-- Start of Stored data --

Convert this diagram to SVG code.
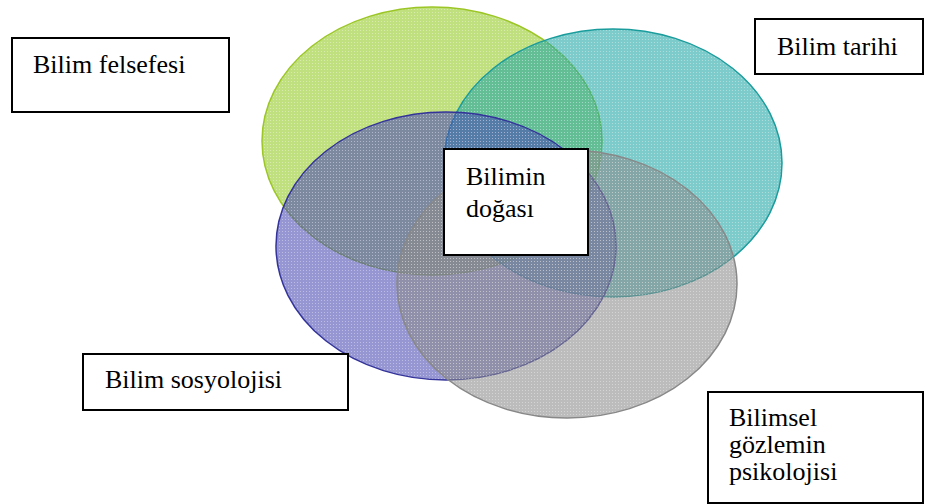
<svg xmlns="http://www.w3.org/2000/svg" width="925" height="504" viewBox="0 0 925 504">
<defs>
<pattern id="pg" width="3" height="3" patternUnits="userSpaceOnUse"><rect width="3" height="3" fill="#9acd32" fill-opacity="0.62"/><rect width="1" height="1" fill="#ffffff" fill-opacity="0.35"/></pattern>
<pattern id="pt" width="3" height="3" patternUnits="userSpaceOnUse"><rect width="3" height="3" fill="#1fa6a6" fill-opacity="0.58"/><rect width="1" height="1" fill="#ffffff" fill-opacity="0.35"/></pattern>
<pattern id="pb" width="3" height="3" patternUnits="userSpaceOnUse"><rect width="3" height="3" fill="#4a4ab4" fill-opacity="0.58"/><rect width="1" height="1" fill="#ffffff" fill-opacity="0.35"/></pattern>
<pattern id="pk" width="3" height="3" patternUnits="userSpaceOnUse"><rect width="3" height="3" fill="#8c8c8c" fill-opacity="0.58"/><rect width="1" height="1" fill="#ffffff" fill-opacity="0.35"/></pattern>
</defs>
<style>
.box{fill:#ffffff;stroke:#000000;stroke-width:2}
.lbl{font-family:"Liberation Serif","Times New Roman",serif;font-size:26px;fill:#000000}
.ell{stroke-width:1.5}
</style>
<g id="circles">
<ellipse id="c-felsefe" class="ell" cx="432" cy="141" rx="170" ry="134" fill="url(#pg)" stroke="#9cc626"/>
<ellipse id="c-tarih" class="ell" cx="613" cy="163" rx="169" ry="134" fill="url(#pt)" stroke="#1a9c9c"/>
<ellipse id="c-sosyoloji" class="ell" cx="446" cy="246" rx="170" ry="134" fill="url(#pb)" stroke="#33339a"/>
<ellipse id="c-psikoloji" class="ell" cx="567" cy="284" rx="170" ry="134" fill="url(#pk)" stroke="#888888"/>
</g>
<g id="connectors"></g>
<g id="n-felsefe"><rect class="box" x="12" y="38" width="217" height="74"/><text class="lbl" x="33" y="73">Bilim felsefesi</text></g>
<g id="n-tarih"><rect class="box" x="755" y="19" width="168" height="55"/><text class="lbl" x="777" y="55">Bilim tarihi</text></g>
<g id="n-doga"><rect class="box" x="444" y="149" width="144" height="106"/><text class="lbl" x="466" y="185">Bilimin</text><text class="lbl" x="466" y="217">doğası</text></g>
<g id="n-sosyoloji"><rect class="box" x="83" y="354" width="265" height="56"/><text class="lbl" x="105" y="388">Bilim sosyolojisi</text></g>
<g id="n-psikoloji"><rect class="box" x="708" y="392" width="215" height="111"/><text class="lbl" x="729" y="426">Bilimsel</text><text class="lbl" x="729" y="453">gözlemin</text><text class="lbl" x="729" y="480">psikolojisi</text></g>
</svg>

-- End of Stored data --

Write the listing out a second time exactly, dropping all images.

Convert this diagram to SVG code.
<svg xmlns="http://www.w3.org/2000/svg" width="925" height="504" viewBox="0 0 925 504">
<defs>
<pattern id="pg" width="3" height="3" patternUnits="userSpaceOnUse"><rect width="3" height="3" fill="#9acd32" fill-opacity="0.62"/><rect width="1" height="1" fill="#ffffff" fill-opacity="0.35"/></pattern>
<pattern id="pt" width="3" height="3" patternUnits="userSpaceOnUse"><rect width="3" height="3" fill="#1fa6a6" fill-opacity="0.58"/><rect width="1" height="1" fill="#ffffff" fill-opacity="0.35"/></pattern>
<pattern id="pb" width="3" height="3" patternUnits="userSpaceOnUse"><rect width="3" height="3" fill="#4a4ab4" fill-opacity="0.58"/><rect width="1" height="1" fill="#ffffff" fill-opacity="0.35"/></pattern>
<pattern id="pk" width="3" height="3" patternUnits="userSpaceOnUse"><rect width="3" height="3" fill="#8c8c8c" fill-opacity="0.58"/><rect width="1" height="1" fill="#ffffff" fill-opacity="0.35"/></pattern>
</defs>
<style>
.box{fill:#ffffff;stroke:#000000;stroke-width:2}
.lbl{font-family:"Liberation Serif","Times New Roman",serif;font-size:26px;fill:#000000}
.ell{stroke-width:1.5}
</style>
<g id="circles">
<ellipse id="c-felsefe" class="ell" cx="432" cy="141" rx="170" ry="134" fill="url(#pg)" stroke="#9cc626"/>
<ellipse id="c-tarih" class="ell" cx="613" cy="163" rx="169" ry="134" fill="url(#pt)" stroke="#1a9c9c"/>
<ellipse id="c-sosyoloji" class="ell" cx="446" cy="246" rx="170" ry="134" fill="url(#pb)" stroke="#33339a"/>
<ellipse id="c-psikoloji" class="ell" cx="567" cy="284" rx="170" ry="134" fill="url(#pk)" stroke="#888888"/>
</g>
<g id="connectors"></g>
<g id="n-felsefe"><rect class="box" x="12" y="38" width="217" height="74"/><text class="lbl" x="33" y="73">Bilim felsefesi</text></g>
<g id="n-tarih"><rect class="box" x="755" y="19" width="168" height="55"/><text class="lbl" x="777" y="55">Bilim tarihi</text></g>
<g id="n-doga"><rect class="box" x="444" y="149" width="144" height="106"/><text class="lbl" x="466" y="185">Bilimin</text><text class="lbl" x="466" y="217">doğası</text></g>
<g id="n-sosyoloji"><rect class="box" x="83" y="354" width="265" height="56"/><text class="lbl" x="105" y="388">Bilim sosyolojisi</text></g>
<g id="n-psikoloji"><rect class="box" x="708" y="392" width="215" height="111"/><text class="lbl" x="729" y="426">Bilimsel</text><text class="lbl" x="729" y="453">gözlemin</text><text class="lbl" x="729" y="480">psikolojisi</text></g>
</svg>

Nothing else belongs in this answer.